◆ **Do this**
Find each line holding the word "LaTeX" and give the number of such lines, nothing else.

◆ **Material provided**
— BEGIN —

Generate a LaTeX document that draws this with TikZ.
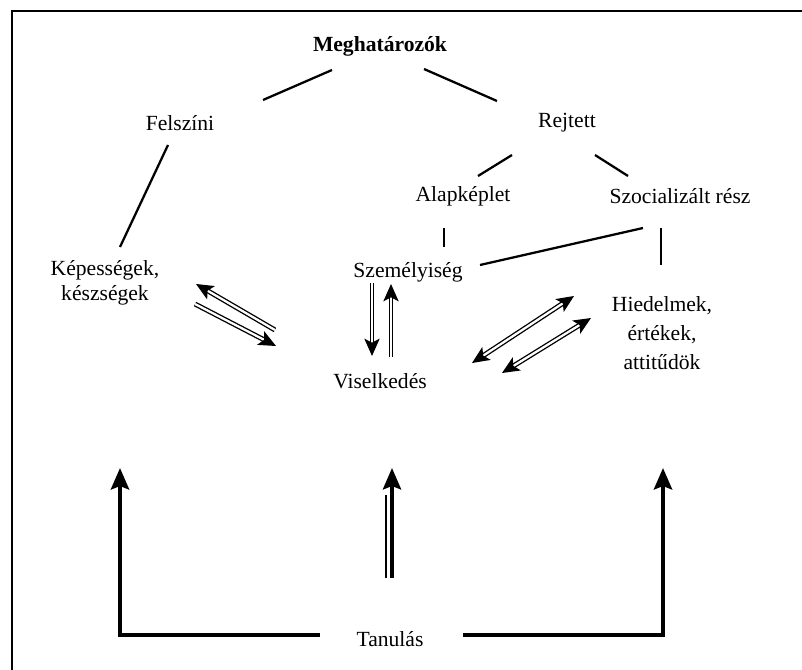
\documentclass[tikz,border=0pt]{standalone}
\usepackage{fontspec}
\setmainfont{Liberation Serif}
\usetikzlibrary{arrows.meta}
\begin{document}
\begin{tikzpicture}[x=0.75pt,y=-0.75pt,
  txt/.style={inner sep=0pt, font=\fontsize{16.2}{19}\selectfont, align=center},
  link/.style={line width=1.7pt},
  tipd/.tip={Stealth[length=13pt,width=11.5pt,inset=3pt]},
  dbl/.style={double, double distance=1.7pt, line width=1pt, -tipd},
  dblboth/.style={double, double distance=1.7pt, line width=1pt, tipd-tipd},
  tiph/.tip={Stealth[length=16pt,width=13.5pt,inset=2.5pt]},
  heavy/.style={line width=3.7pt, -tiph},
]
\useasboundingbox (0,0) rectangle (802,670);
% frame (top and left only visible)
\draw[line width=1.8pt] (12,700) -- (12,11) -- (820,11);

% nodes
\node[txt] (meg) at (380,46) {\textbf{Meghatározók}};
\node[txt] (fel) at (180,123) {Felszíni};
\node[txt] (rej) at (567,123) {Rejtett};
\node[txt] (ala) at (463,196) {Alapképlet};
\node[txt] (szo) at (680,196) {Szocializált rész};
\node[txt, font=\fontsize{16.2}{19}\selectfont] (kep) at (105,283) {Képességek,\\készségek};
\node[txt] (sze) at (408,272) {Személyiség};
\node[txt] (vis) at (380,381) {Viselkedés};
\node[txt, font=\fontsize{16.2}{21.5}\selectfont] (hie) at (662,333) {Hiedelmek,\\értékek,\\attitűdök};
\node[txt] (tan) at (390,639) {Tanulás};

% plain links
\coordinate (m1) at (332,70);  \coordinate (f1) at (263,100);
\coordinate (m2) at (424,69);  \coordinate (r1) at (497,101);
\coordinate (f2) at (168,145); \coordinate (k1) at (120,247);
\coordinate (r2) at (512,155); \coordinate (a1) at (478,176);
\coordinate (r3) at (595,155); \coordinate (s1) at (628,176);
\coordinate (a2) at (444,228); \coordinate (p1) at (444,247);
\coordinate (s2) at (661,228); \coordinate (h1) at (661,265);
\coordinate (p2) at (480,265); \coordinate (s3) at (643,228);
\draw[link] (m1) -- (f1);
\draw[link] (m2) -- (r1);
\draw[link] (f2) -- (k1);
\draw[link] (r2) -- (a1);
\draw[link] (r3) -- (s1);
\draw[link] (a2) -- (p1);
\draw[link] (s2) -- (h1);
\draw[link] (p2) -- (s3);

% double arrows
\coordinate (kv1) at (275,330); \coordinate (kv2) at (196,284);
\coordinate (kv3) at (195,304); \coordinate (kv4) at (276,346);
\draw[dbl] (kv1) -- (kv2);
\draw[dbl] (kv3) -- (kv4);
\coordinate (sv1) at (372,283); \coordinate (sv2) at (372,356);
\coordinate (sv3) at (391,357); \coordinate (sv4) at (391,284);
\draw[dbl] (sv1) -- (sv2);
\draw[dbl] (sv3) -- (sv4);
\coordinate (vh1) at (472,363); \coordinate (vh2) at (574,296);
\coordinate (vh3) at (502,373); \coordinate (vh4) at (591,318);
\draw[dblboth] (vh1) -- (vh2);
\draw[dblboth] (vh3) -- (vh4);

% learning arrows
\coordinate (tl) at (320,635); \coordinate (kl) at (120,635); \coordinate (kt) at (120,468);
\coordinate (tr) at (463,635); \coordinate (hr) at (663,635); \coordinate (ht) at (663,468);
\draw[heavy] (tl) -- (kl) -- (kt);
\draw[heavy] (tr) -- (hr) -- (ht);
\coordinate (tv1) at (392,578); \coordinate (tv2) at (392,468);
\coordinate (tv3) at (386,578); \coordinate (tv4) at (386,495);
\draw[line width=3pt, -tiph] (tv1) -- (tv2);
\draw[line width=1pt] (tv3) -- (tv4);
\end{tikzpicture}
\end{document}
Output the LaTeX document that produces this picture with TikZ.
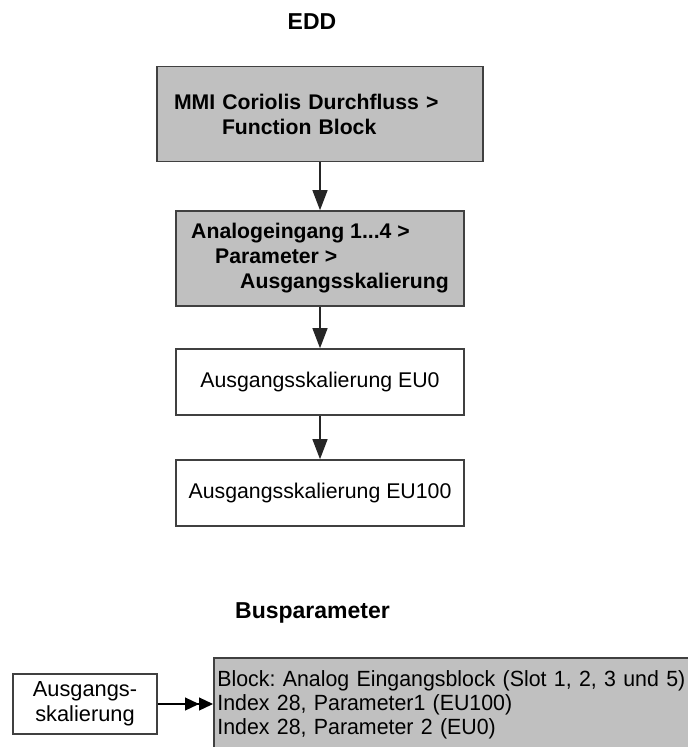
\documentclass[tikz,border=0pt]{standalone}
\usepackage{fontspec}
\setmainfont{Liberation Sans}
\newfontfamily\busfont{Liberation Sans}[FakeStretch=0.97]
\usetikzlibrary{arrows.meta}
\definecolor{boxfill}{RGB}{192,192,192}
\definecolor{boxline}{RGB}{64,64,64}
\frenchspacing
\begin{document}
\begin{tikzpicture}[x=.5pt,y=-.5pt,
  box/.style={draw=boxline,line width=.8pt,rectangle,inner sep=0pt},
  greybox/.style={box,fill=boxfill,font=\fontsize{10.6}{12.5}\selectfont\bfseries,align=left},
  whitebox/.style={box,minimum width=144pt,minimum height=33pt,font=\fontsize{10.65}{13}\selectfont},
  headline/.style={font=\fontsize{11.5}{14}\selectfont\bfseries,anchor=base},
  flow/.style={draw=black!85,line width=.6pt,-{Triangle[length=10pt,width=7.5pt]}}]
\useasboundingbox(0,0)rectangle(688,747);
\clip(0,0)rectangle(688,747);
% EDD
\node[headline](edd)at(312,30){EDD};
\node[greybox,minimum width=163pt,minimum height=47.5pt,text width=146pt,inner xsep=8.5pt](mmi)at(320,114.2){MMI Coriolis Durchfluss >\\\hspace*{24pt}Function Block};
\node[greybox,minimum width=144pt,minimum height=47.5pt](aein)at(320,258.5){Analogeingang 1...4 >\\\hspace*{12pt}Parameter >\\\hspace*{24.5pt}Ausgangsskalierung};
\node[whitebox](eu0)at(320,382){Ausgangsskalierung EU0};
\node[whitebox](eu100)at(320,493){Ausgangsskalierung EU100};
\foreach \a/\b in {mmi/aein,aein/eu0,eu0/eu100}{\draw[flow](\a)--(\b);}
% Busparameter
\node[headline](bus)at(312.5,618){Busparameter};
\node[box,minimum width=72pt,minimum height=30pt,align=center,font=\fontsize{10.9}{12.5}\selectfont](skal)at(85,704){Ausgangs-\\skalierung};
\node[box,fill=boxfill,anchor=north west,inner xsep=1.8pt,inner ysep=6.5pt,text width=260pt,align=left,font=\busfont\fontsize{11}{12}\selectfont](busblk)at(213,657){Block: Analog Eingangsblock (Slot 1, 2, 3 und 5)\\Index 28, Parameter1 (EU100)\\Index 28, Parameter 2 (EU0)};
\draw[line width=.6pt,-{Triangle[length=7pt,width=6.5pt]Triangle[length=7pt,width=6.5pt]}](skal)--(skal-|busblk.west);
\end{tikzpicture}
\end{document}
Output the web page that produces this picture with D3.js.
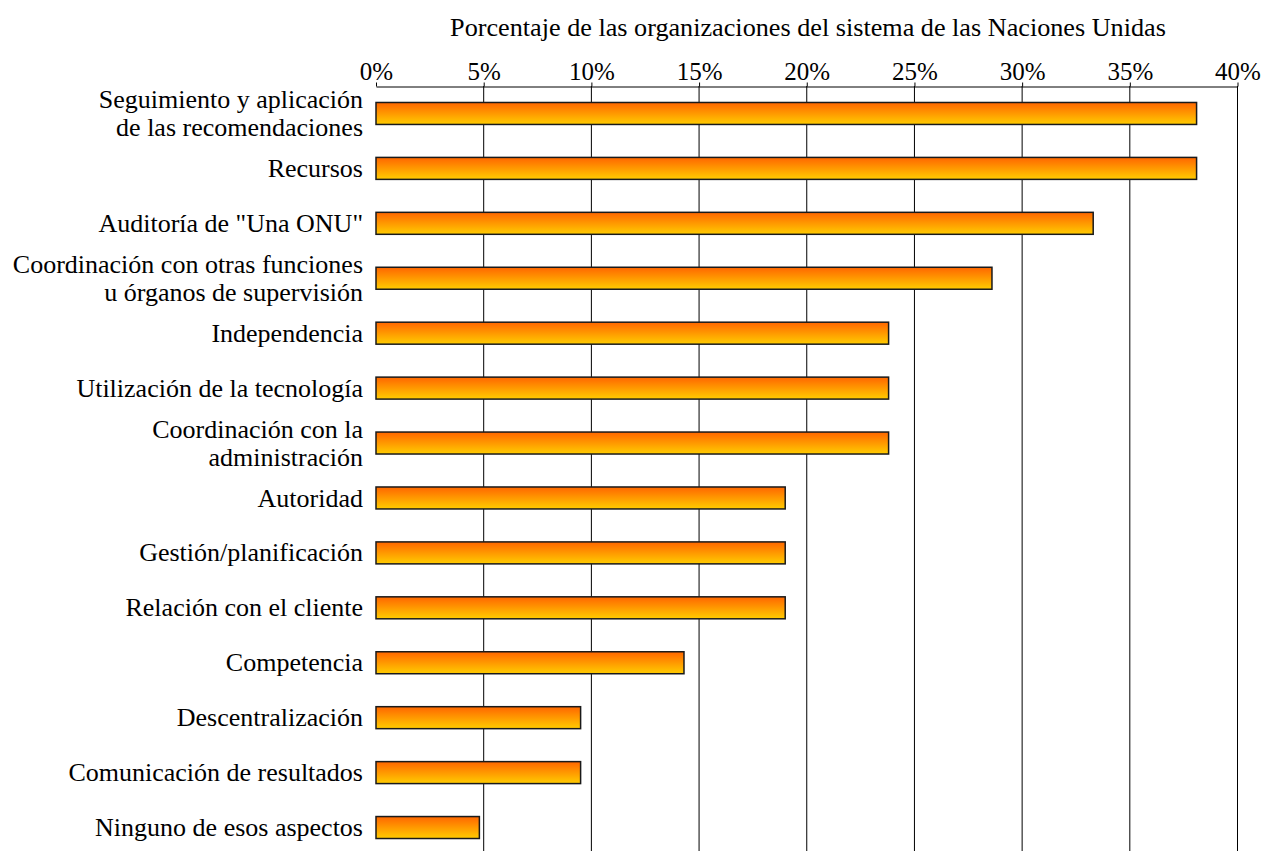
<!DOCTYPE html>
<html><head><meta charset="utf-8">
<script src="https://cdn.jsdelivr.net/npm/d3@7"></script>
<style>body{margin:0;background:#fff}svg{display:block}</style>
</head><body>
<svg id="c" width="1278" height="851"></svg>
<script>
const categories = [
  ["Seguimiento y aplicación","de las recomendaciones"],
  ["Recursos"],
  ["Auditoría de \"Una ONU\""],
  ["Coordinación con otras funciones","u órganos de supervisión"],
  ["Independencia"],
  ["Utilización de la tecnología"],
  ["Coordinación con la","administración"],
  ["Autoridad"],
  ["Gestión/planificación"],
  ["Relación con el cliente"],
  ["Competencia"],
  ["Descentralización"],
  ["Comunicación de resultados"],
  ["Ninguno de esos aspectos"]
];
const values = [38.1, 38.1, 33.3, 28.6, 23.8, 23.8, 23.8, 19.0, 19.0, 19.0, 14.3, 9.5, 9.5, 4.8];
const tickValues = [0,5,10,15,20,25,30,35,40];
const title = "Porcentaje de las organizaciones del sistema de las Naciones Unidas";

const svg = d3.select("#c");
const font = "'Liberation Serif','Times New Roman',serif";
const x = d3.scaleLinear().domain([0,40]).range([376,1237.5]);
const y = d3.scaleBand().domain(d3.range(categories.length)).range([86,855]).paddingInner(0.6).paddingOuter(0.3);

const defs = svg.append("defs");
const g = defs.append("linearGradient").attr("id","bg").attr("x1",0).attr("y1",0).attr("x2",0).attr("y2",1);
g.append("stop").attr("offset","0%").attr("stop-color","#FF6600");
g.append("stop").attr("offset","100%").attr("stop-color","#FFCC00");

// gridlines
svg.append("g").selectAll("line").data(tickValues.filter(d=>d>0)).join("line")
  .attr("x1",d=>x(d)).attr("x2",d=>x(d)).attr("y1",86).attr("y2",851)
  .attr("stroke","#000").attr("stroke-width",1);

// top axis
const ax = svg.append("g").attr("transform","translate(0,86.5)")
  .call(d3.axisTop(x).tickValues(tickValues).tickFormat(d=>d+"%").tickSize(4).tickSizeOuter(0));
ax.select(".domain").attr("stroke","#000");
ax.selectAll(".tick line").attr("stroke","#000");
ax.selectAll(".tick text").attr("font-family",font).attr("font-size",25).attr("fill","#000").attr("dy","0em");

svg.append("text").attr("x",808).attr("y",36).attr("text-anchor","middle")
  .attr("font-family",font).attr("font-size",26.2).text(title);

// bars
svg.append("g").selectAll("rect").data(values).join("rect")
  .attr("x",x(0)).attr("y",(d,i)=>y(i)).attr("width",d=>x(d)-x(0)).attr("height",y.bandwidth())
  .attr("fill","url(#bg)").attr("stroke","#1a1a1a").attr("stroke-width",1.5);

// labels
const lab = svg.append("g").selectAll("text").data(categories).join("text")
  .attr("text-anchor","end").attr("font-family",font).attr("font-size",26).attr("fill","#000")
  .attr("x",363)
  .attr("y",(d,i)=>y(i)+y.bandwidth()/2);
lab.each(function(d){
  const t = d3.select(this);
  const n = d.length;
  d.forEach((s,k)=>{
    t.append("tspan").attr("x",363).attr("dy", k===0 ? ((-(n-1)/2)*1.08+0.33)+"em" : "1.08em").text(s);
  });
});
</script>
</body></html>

— END —

◆ **Result**
2